Trichodesmium quickly disintegrates when collected at sea and has been notoriously difficult to culture in the laboratory. In 1990, my lab at WHOI established conditions that made culturing routine and reliable by using very rigorous cleanliness. It turns out that instead of failing to add something these cyanobacteria required, we were inadvertently poisoning them with trace contaminants in our chemicals and on our glassware.
We can now grow four of the five species of Trichodesmium in the lab and use molecular genetic methods to study them. (See The Deeps of Time in the Depths of the Ocean) In collaboration with the U.S. Department of Energy’s Joint Genome Institute, we have sequenced the entire genome of one Trichodesmium species. These advances give scientists at WHOI and elsewhere the ability to uncover the genetic reasons for Trichodesmium’s success.
We can also culture Synechococcus, and using molecular methods, scientists have found 12 distinct groupings, or clades, of marine Synechococcus, each approximately equal to a species. Scientists at the DOE’s Joint Genome Institute have already sequenced the genome of one type, and others will soon follow.
Scientists are examining the factors that control Synechococcus’s growth and distribution to understand more about their role in the ocean, especially in the food chain. Others are examining how Synechococcus coexists with a diverse and abundant group of cyanophages.
Even as we studied Synechococcus, new surprises awaited. In 1985 Robert Olson of WHOI and Sallie Chisholm of MIT discovered a second group of even smaller photosynthetic picoplankton in the Sargasso Sea, in the central North Atlantic Ocean. Olson took to sea, for the first time, an instrument that could count bacterial cells using fluorescence, the Flow Cytometer.
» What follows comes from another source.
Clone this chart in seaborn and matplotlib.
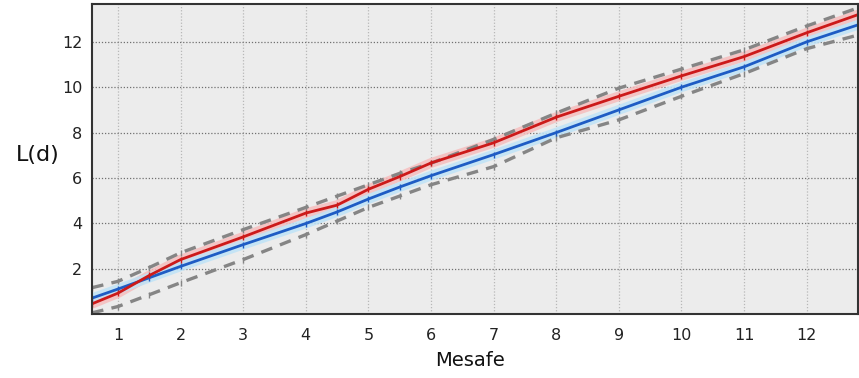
import matplotlib
matplotlib.use("Agg")
import matplotlib.pyplot as plt
import seaborn as sns
import numpy as np
import pandas as pd

# Data
dist = [0.585, 1, 1.5, 2, 3, 4, 4.5, 5, 5.5, 6, 7, 8, 9, 10, 11, 12, 12.82]
L_expected = [0.70, 1.10, 1.60, 2.10, 3.06, 3.99, 4.50, 5.07, 5.60, 6.10, 7.03, 8.00, 9.00, 10.00, 10.90, 12.00, 12.75]
L_observed = [0.45, 0.92, 1.70, 2.40, 3.40, 4.45, 4.80, 5.50, 6.06, 6.66, 7.55, 8.68, 9.60, 10.50, 11.35, 12.40, 13.20]
env_upper = [1.16, 1.44, 2.05, 2.70, 3.72, 4.70, 5.20, 5.70, 6.20, 6.65, 7.70, 8.86, 9.96, 10.80, 11.65, 12.70, 13.50]
env_lower = [0.05, 0.33, 0.85, 1.38, 2.40, 3.50, 4.10, 4.70, 5.20, 5.70, 6.50, 7.77, 8.56, 9.60, 10.60, 11.70, 12.30]
x_ticks = [1, 2, 3, 4, 5, 6, 7, 8, 9, 10, 11, 12]
y_ticks = [2, 4, 6, 8, 10, 12]

sns.set_style("white")
plt.rcParams['font.family'] = ['DejaVu Sans']

fig = plt.figure(figsize=(8.59, 3.78), dpi=100)
ax = fig.add_axes([92/859, 64/378, 766/859, 310/378])
ax.set_facecolor("#ECECEC")

# glow bands
sns.lineplot(x=dist, y=L_observed, ax=ax, color="#F6BDBD", linewidth=7, alpha=0.85)
sns.lineplot(x=dist, y=L_expected, ax=ax, color="#BFE3F7", linewidth=7, alpha=0.85)

for env in (env_upper, env_lower):
    sns.lineplot(x=dist, y=env, ax=ax, color="#858585", linewidth=2.4,
                 linestyle=(0, (3.5, 2.5)), marker="|", markersize=5,
                 markeredgewidth=1, markeredgecolor="#858585")
sns.lineplot(x=dist, y=L_expected, ax=ax, color="#1E5CC4", linewidth=2,
             marker="|", markersize=5, markeredgewidth=1, markeredgecolor="#1E5CC4")
sns.lineplot(x=dist, y=L_observed, ax=ax, color="#CC1A1A", linewidth=2,
             marker="|", markersize=5, markeredgewidth=1, markeredgecolor="#CC1A1A")

ax.set_xlim(0.585, 12.82)
ax.set_ylim(0, 13.67)
ax.set_xticks(x_ticks)
ax.set_yticks(y_ticks)
ax.set_xticklabels([str(t) for t in x_ticks], fontsize=11.5, color="#222222")
ax.set_yticklabels([str(t) for t in y_ticks], fontsize=11.5, color="#222222")

ax.xaxis.grid(True, linestyle=(0, (1, 1.5)), color="#B8B8B8", linewidth=0.9)
ax.yaxis.grid(True, linestyle=(0, (1, 1.5)), color="#707070", linewidth=0.9)
ax.set_axisbelow(True)

ax.tick_params(axis="both", direction="out", length=4, width=1, color="#333333", pad=3)
ax.tick_params(axis="x", pad=6)
for s in ax.spines.values():
    s.set_color("#333333")
    s.set_linewidth(1.5)

ax.set_xlabel("Mesafe", fontsize=14, color="#111111", labelpad=0)
ax.xaxis.set_label_coords((470-92)/766, -0.12)
ax.set_ylabel("L(d)", fontsize=16, rotation=0, color="#111111")
ax.yaxis.set_label_coords((38-92)/766, (314-165)/310)
if ax.get_legend():
    ax.get_legend().remove()

fig.savefig("out.png", dpi=100)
The instrument led to the discovery of cyanobacteria ranging in size from 0.7 to 1.0 micrometers called Prochlorococcus.
It is our great fortune that these cyanobacteria can also be cultured in the lab. Scientists at MIT have assembled a collection of strains (cell lines) for Prochlorococcus collected from various places, while WHOI maintains collections for Synechococcus, Trichodesmium, and Crocosphaera, another recently discovered cyanobacterium. As a sort of lending library of cells, these two sites provide cultures for microbiologists all over the world to study.
Oceanographers measuring Prochlorococcus at sea have found it to be staggeringly abundant in central oceanic gyres, where it can reach concentrations in excess of 100,000 cells in a milliliter of seawater. It may represent fully half the total photosynthetic production in these waters. Rough calculations, based on the surface area of the oceans and the abundance and distribution of Synechococcus and Prochlorococcus, suggest that these are the two most abundant organisms on Planet Earth.
Discoveries about cyanobacteria continue. We recently isolated Crocosphaera, a new genus of dinitrogen-fixing cyanobacteria, from the tropical Atlantic and Pacific Oceans. Surprisingly these 2-to-4-micrometer cells, which might otherwise occur in vast areas of the ocean, are relegated to the tropics by a quirk in their physiology: They cannot grow at temperatures colder than 24°C (75°F)!
Scientists have also found Richelia, cyanobacteria with specialized cells for fixing dinitrogen that live inside single-celled marine plants, including some diatoms. (See Revealing the Ocean’s Invisible Abundance) With Richelia fixing dinitrogen for them, the diatoms form extensive blooms. Such symbiotic relationships between phytoplankton and dinitrogen-fixing cyanobacteria, once they can be successfully cultured, may be shown to play a significant role in the carbon and nitrogen cycles of the oceans.